• REQUIREMENTS:
Search the listing below for the string "code" and copy every line where it occurs.

• INPUT ROWS:
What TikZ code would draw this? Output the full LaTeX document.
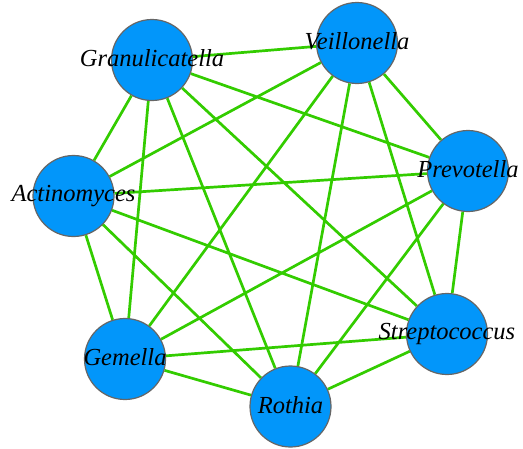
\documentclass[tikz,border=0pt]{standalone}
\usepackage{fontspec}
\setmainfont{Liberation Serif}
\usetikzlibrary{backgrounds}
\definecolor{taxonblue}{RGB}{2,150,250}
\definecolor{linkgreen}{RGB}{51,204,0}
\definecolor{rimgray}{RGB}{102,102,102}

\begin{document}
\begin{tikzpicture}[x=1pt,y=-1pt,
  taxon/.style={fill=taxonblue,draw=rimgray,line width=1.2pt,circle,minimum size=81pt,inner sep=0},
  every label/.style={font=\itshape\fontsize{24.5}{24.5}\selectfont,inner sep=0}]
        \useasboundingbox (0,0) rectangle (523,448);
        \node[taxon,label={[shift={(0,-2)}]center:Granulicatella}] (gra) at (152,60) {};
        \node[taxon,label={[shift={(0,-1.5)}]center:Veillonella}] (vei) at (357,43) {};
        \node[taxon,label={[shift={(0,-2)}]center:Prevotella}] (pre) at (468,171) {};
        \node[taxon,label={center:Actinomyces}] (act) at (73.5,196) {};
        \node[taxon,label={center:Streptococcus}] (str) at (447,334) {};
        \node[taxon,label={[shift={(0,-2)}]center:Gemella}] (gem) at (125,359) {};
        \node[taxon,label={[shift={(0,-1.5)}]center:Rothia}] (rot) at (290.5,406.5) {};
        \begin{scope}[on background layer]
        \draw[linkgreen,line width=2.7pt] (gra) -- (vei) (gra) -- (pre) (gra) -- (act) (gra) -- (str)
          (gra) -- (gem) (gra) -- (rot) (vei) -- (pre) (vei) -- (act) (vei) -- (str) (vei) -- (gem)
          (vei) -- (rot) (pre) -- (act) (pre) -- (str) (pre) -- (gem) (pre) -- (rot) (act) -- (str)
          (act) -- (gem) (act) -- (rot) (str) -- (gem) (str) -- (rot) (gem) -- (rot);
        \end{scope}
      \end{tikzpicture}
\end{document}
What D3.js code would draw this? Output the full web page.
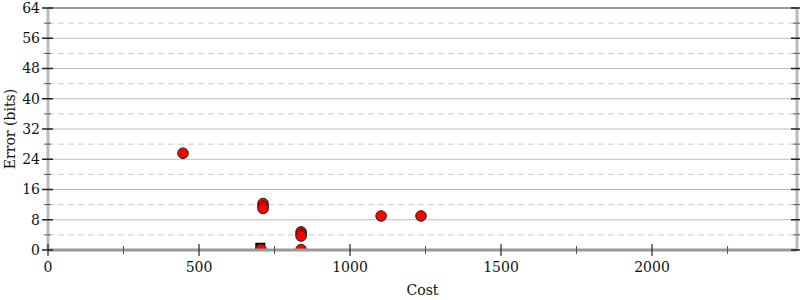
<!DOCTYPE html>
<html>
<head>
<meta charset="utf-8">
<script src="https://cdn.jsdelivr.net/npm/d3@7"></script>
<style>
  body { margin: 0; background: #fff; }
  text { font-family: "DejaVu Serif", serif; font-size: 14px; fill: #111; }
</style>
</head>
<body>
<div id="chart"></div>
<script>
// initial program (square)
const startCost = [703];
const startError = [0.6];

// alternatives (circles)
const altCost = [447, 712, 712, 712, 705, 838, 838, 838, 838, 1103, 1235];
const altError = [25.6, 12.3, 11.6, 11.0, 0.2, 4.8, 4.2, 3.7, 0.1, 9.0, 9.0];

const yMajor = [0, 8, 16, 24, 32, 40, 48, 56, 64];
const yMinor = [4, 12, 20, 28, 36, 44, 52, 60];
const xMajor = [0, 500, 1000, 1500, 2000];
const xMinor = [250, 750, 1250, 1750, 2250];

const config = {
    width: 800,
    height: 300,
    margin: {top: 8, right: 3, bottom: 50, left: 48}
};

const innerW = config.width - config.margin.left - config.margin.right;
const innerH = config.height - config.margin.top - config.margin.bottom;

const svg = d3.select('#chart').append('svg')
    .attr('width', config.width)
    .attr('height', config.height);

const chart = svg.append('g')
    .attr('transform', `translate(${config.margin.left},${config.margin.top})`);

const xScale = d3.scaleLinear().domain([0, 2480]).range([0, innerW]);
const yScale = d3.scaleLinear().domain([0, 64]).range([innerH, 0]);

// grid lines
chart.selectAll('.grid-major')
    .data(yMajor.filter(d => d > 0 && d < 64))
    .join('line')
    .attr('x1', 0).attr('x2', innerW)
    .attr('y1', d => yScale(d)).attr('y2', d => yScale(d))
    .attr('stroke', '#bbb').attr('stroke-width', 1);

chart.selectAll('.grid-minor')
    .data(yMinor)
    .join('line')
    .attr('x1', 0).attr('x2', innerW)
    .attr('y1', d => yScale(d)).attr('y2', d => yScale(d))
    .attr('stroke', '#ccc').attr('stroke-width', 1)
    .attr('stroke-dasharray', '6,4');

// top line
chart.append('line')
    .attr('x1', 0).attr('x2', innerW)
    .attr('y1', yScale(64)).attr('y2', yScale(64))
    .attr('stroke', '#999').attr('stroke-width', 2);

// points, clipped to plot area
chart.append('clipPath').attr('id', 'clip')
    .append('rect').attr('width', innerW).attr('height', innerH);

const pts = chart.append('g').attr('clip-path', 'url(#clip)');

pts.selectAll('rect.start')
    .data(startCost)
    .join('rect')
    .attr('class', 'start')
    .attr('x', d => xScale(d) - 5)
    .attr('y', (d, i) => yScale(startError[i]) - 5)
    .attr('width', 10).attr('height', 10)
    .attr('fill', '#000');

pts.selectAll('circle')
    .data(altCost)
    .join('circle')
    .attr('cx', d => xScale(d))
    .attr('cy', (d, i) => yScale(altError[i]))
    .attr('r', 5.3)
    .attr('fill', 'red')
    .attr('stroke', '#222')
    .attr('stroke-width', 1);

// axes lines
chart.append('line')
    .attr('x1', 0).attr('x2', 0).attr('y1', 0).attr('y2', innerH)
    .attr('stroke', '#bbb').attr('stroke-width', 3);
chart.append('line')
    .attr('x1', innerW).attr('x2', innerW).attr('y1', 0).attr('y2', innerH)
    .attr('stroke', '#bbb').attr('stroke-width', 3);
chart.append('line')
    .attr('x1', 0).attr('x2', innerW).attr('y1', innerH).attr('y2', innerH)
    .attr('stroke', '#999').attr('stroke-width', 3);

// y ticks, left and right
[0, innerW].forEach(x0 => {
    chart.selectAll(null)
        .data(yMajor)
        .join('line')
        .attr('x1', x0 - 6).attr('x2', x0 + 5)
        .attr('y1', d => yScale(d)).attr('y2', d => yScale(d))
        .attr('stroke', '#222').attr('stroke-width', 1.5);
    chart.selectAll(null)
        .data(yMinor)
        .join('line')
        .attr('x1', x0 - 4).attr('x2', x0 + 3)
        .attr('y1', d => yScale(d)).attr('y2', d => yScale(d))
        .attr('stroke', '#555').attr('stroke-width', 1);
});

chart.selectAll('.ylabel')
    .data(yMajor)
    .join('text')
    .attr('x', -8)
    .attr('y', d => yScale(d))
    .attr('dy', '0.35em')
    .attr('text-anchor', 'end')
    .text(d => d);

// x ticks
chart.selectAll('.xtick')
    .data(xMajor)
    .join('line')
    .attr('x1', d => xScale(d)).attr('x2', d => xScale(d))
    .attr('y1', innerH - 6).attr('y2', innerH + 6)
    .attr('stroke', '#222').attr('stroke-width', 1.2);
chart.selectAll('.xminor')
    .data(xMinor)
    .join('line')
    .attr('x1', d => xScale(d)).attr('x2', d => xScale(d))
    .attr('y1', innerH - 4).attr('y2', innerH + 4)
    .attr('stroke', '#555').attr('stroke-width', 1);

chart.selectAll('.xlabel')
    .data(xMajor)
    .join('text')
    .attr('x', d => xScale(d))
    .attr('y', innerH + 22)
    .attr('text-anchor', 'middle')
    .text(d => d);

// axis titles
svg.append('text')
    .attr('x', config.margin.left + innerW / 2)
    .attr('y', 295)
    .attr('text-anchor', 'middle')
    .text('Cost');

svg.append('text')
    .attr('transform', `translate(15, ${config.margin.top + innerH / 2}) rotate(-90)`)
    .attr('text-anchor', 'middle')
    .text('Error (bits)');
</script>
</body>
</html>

• ANSWER TO THE EXERCISE:
What TikZ code would draw this? Output the full LaTeX document.
What D3.js code would draw this? Output the full web page.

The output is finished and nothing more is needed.